Angle Unit Conversion
Converting between different angle units is a common task when using a scientific calculator with degree mode. Here's how to convert between degrees, radians, and gradians:
Degrees to Radians
To convert degrees to radians, multiply by π/180.
Formula: radians = degrees × (π/180)
Example: 90° = 90 × (π/180) ≈ 1.5708 radians
Radians to Degrees
To convert radians to degrees, multiply by 180/π.
Formula: degrees = radians × (180/π)
Example: π radians = π × (180/π) = 180°
Degrees to Gradians
To convert degrees to gradians, multiply by 10/9.
Formula: gradians = degrees × (10/9)
Example: 90° = 90 × (10/9) ≈ 100 gradians
Gradians to Degrees
To convert gradians to degrees, multiply by 9/10.
Formula: degrees = gradians × (9/10)
Example: 100 gradians = 100 × (9/10) = 90°
FAQ
What is the difference between degree and radian mode?
Degree mode measures angles in degrees (0° to 360°), while radian mode measures angles in radians (0 to 2π). Most scientific calculators default to radian mode, but switching to degree mode is essential for angle calculations in degrees.
How do I convert between degrees and radians?

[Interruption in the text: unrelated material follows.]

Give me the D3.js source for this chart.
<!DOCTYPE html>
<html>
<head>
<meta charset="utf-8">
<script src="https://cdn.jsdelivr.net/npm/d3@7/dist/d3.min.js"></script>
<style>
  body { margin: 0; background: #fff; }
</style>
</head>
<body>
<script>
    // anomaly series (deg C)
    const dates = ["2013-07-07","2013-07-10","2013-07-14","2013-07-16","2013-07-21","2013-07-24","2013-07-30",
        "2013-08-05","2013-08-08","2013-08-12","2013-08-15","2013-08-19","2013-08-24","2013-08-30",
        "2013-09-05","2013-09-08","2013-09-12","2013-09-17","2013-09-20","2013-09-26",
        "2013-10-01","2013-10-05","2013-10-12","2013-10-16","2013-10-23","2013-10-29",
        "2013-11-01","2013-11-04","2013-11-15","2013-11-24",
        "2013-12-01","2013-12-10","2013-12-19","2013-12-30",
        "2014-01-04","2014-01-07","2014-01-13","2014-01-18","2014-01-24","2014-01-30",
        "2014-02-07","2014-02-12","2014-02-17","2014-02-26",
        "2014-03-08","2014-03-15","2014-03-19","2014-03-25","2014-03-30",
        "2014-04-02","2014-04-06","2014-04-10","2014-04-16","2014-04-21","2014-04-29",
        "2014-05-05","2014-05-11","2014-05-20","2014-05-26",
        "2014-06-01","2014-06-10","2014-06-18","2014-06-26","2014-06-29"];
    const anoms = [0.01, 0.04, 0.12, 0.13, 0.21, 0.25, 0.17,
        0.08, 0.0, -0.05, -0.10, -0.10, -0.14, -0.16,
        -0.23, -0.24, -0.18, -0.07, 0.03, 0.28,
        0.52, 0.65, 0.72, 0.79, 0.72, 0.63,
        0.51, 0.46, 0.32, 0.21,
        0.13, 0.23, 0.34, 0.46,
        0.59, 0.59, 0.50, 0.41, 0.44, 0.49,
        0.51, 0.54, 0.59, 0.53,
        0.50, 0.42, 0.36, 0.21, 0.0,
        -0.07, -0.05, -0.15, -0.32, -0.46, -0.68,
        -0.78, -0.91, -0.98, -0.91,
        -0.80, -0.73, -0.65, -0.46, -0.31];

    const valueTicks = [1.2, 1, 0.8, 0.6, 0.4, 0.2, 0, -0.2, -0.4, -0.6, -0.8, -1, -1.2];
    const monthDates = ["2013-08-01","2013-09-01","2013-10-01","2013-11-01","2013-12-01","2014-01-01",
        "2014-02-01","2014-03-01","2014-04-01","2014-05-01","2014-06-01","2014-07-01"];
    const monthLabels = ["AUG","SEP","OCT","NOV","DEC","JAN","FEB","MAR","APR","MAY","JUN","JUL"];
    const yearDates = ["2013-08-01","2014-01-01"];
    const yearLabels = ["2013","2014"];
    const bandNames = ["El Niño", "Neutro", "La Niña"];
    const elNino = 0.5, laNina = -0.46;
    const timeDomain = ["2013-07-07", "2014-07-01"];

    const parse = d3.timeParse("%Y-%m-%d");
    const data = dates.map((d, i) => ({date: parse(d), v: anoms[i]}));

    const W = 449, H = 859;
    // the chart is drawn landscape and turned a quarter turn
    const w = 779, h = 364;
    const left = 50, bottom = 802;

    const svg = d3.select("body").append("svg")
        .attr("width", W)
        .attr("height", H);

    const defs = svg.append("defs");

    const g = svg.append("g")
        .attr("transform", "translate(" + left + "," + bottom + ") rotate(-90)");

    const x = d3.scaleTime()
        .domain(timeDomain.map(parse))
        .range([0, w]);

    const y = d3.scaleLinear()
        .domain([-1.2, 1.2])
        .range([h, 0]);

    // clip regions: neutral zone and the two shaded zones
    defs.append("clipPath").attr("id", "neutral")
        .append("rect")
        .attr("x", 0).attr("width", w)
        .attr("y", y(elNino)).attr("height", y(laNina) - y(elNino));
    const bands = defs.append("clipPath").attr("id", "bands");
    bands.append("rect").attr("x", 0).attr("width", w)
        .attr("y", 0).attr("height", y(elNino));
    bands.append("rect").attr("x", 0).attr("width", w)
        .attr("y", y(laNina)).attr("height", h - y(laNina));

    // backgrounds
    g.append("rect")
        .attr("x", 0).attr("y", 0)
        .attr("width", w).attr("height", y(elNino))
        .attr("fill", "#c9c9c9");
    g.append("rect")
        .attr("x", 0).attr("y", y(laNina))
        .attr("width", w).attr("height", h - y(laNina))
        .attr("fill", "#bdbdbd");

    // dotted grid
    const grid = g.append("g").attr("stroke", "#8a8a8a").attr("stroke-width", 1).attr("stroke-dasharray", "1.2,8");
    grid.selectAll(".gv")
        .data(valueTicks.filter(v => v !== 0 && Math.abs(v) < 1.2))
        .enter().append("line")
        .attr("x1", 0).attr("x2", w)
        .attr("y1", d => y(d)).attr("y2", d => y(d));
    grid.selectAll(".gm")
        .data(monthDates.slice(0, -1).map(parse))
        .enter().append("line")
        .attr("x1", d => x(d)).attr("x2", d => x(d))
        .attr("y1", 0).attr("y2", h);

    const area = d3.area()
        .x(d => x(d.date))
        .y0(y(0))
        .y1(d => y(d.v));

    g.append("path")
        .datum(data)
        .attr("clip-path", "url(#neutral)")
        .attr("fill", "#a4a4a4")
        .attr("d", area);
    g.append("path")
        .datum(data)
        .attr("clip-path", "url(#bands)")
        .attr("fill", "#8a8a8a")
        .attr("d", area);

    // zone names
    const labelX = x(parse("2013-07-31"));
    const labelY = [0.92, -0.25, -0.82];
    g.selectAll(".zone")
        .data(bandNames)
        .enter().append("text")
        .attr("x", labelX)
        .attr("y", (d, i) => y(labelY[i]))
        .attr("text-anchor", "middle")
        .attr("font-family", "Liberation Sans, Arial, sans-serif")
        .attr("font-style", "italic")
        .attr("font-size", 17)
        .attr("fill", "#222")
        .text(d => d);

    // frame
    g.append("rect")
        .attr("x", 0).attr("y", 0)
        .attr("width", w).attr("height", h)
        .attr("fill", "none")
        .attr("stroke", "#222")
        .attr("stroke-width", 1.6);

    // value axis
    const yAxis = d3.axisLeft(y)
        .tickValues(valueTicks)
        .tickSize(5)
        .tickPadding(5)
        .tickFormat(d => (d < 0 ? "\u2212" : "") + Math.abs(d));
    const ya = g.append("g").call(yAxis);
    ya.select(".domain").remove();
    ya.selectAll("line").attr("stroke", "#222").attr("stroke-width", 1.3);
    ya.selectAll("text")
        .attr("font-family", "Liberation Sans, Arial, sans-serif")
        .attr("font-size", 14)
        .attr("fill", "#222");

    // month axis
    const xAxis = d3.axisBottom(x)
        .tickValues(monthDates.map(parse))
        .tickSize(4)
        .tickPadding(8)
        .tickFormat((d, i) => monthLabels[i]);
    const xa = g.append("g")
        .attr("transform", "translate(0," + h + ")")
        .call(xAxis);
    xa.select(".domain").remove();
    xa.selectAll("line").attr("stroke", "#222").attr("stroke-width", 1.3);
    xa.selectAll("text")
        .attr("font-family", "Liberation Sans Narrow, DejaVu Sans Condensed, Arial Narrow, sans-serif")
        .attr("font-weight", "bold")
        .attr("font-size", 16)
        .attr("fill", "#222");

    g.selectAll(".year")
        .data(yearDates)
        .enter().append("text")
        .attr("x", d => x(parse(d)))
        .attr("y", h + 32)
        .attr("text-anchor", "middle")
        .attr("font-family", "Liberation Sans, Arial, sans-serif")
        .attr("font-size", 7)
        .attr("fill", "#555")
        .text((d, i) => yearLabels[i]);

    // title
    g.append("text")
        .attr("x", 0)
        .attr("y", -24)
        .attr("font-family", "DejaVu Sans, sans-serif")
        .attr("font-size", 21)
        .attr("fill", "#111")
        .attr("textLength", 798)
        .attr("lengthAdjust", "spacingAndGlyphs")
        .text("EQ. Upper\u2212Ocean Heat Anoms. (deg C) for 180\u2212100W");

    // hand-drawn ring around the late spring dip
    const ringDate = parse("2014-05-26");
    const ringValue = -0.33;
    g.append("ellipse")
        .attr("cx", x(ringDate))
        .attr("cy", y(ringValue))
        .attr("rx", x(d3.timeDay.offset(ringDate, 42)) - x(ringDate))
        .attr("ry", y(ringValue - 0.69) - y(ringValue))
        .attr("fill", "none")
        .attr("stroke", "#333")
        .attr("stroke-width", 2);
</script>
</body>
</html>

To convert degrees to radians, multiply by π/180. To convert radians to degrees, multiply by 180/π. For example, 90° = 90 × (π/180) ≈ 1.5708 radians.
What are the common trigonometric functions?
The common trigonometric functions are sine (sin), cosine (cos), and tangent (tan). These functions relate the angles of a right triangle to the ratios of its sides.
How do I use inverse trigonometric functions?
Inverse trigonometric functions (asin, acos, atan) calculate the angle whose trigonometric function equals the given value. For example, asin(0.5) = 30°.
What are the limitations of a scientific calculator?
Scientific calculators are limited by their hardware and software constraints. They may not handle very large numbers or complex calculations as efficiently as a computer algebra system.